Thursday, September 30, 2010

And the dedication goes to...

Growing up, only one person encouraged me to be a writer and that's my tenth and twelfth grade English teacher, Mrs. Markovich, who was Japanese and born in the internment camp in Fresno, CA. She would work creative writing into our essays in any way she could. One red ink comment on an essay said, "Either quit talking to Erin or loose the nose ring. You're pushing it." The comment on the next essay said, "You should pursue a career in creative writing." I was 15, so at the time I paid more attention to the bossy comments. For the record, I neither took out the nose ring nor stopped talking to Erin. Not then. Not now.

It amazes me that someone told me what I should do at such a young age. I tried to fit myself into other boxes and didn't really internalize my "destiny" until I was 20, but those words are part of what got me to accepting my novel-writing fate. I can still picture her loopy handwriting in the margin of my essay about the difference between my mom's antique porcelain cows and the new funky clay ones, about the story each cow in the collection had to tell.

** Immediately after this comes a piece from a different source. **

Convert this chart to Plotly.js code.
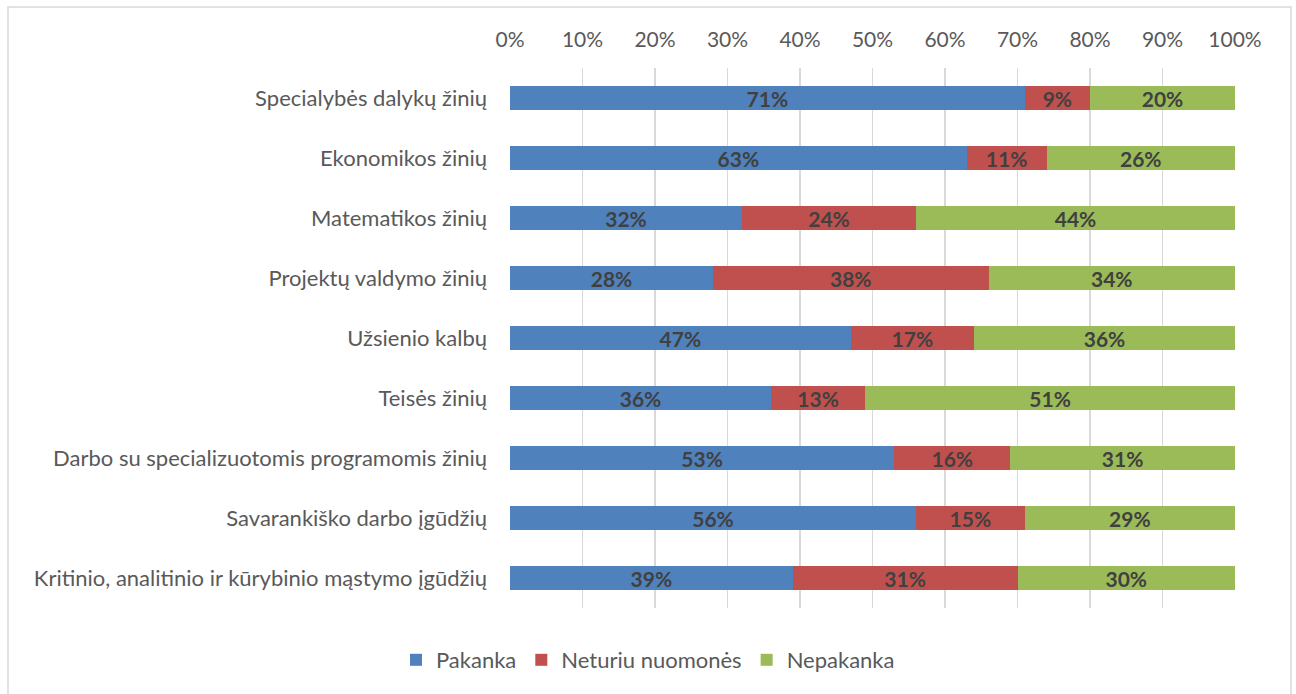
<!DOCTYPE html>
<html>
<head>
<meta charset="utf-8">
<script src="https://cdn.plot.ly/plotly-3.0.1.min.js"></script>
<style>html,body{margin:0;padding:0;background:#fff;}#chart{width:1296px;height:694px;}</style>
</head>
<body>
<div id="chart"></div>
<script>
const categories = [
  "Specialybės dalykų žinių",
  "Ekonomikos žinių",
  "Matematikos žinių",
  "Projektų valdymo žinių",
  "Užsienio kalbų",
  "Teisės žinių",
  "Darbo su specializuotomis programomis žinių",
  "Savarankiško darbo įgūdžių",
  "Kritinio, analitinio ir kūrybinio mąstymo įgūdžių"
];
const pakanka = [71, 63, 32, 28, 47, 36, 53, 56, 39];
const neturiu = [9, 11, 24, 38, 17, 13, 16, 15, 31];
const nepakanka = [20, 26, 44, 34, 36, 51, 31, 29, 30];
const seriesNames = ["Pakanka", "Neturiu nuomonės", "Nepakanka"];
const tickVals = [0, 10, 20, 30, 40, 50, 60, 70, 80, 90, 100];
const tickText = tickVals.map(v => v + "%");

const colors = ["#4F81BD", "#C0504D", "#9BBB59"];
const font = "Lato, 'Open Sans', sans-serif";

function mk(vals, i) {
  return {
    type: "bar", orientation: "h",
    y: categories, x: vals, name: seriesNames[i],
    marker: {color: colors[i], line: {width: 0}},
    text: vals.map(v => "<b>" + v + "%</b>"),
    textposition: "inside", insidetextanchor: "middle",
    constraintext: "none",
    textfont: {family: font, size: 21, color: "#404040"},
    hoverinfo: "skip"
  };
}
const data = [mk(pakanka, 0), mk(neturiu, 1), mk(nepakanka, 2)];

const L = 510, R = 61, T = 68, B = 86, W = 1296, H = 694;
const pw = W - L - R, ph = H - T - B;
const px = x => (x - L) / pw;
const py = y => (H - B - y) / ph;

const layout = {
  width: W, height: H,
  barmode: "stack", bargap: 0.6,
  margin: {l: L, r: R, t: T, b: B, pad: 0, autoexpand: false},
  paper_bgcolor: "#fff", plot_bgcolor: "#fff",
  font: {family: font, size: 21, color: "#595959"},
  uniformtext: {mode: false},
  xaxis: {
    side: "top", range: [0, 100], tickvals: tickVals, ticktext: tickText,
    showgrid: true, gridcolor: "#D9D9D9", gridwidth: 1.5, automargin: false,
    zeroline: false, showline: false, ticks: "", ticklen: 0, tickangle: 0,
    ticklabelstandoff: 16,
    tickfont: {family: font, size: 21, color: "#595959"}, fixedrange: true
  },
  yaxis: {
    autorange: "reversed", categoryorder: "array", categoryarray: categories,
    showgrid: false, zeroline: false, showline: false, ticks: "", automargin: false,
    ticklabelstandoff: 22,
    tickfont: {family: font, size: 22, color: "#595959"}, fixedrange: true
  },
  showlegend: true,
  legend: {
    orientation: "h", x: 0.5, xanchor: "center", xref: "container",
    y: 1 - 660 / H, yanchor: "middle", yref: "container",
    font: {family: font, size: 22, color: "#595959"},
    itemwidth: 30, traceorder: "normal"
  },
  shapes: [{
    type: "rect", xref: "paper", yref: "paper",
    x0: px(8), x1: px(1291), y0: py(700), y1: py(7),
    line: {color: "#D9D9D9", width: 1.5}, fillcolor: "rgba(0,0,0,0)", layer: "below"
  }]
};
Plotly.newPlot("chart", data, layout, {displayModeBar: false, staticPlot: true});
</script>
</body>
</html>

The next person to heavily influence my decision to be a novelist, and not just a journaler (because I've always Always kept journals on my own), is my husband. He takes the starving out of artist. He oversees all of my plot decisions. Sometimes he overrides me and sometimes I override him. Together, we keep my books from falling to their death off of cloud 9.

In Mrs. Markovich's class during senior year, I wrote an essay about my (at the time) fatherless state of being. I worked at Macy's and helped a man pick out clothes for his fifteen year old daughter. I watched on with something like envy, bittersweet and wistful. I wasn't the only one. All the worker girls were looking on in awe. It wasn't the shopping that got us. It was the sweetness. How comfortable they were together. I wrote about that moment and how boys didn't like me as much as other girls because my father wasn't around. I was a seed that got stepped on and I needed a man to water me, to make me grow into a beautiful flower that others would notice. I was a very odd sixteen year old, I know.

From all this, stems what I once thought would be the dedication in my first book:

To Mrs. Markovich, for planting the seed
and to Gabriel, the one who watered me.

As you can see, it means a lot and it makes perfect sense. But now I'm not so sure. Shouldn't the first dedication go to your mom? Shouldn't everything go to your mom? She has encouraged me to be whatever I wanted to be, but always jokingly pushed me to be a journalist and be on TV.

Now I have a slew of people who encourage me.

All this is to say is that I'm not sure what my first dedication would be. It is obviously not something to dwell on. Don't worry folks, I actually do write. But its the little things that make up a big dream, and I know I'm not the only unpubbed writer to wonder what that mostly blank page will say.

Have you given thought to your first dedication? If you're already pubbed, was the dedication important to you or something to make light of? Who did you dedicate to and how did you choose that person?

P.S. No matter who I dedicate my books to, rest assured that I will track down Mrs. Markovich and send her a signed copy of each one.

P.P.S. I blogged about a teacher on Monday. Maybe its Teacher Appreciation Week in some other universe and this is the first sign in what will be the sci fi novel of my life that I am actually an alien.


  1. I need to dedicate one to my sister who has always encouraged me. She's next on my list. She gets the next dedication. No teacher ever told me I should write, but one in college praised my story to the high heavens so maybe that counts.

  2. What an agonizing question. Yes, it matters. Oh now there you go that’s all I’m going to think about for the rest of the night.

  3. I really enjoyed reading this. I've thought about my dedications. They matter. My first book is going to be dedicated to my friend Amy. She was the one who answered the phone and listened to me go on and on about the book for 3 years (it's part of a series and I drug out the planning - I finally wrote the book last year, it took me 2 months). My second book will go to my grandmother who died last year. The book is about ghosts and we always talked about ghosts. In fact, the grandmother in my book is based on my grandmother. My mom and family will go on the acknowledgements page.

  4. The first book I wrote was dedicated to my mother. Not because she particularly encouraged me to write. In fact, she generally disapproved of much of my writing. But because she was always there for me and always made sure I was fed and clothed and able to work hard.

  5. oh goodie! glad I'm not the only one that wonders... cheers to all the sisters, friends, mothers, husbands, teachers and grandmothers that make this crazy thing called writing possible :)

  6. Hey! Not sure about the FIRST. Depends on which book (I write picture books). But one to my mom, two to my son, one to two girls I know, my dad, my husband, lots and lots! They all have SOMETHING to do with the book. I'm going to dedicate one to a famous archeologist. Friends, children, etc. So much fun to think about dedications!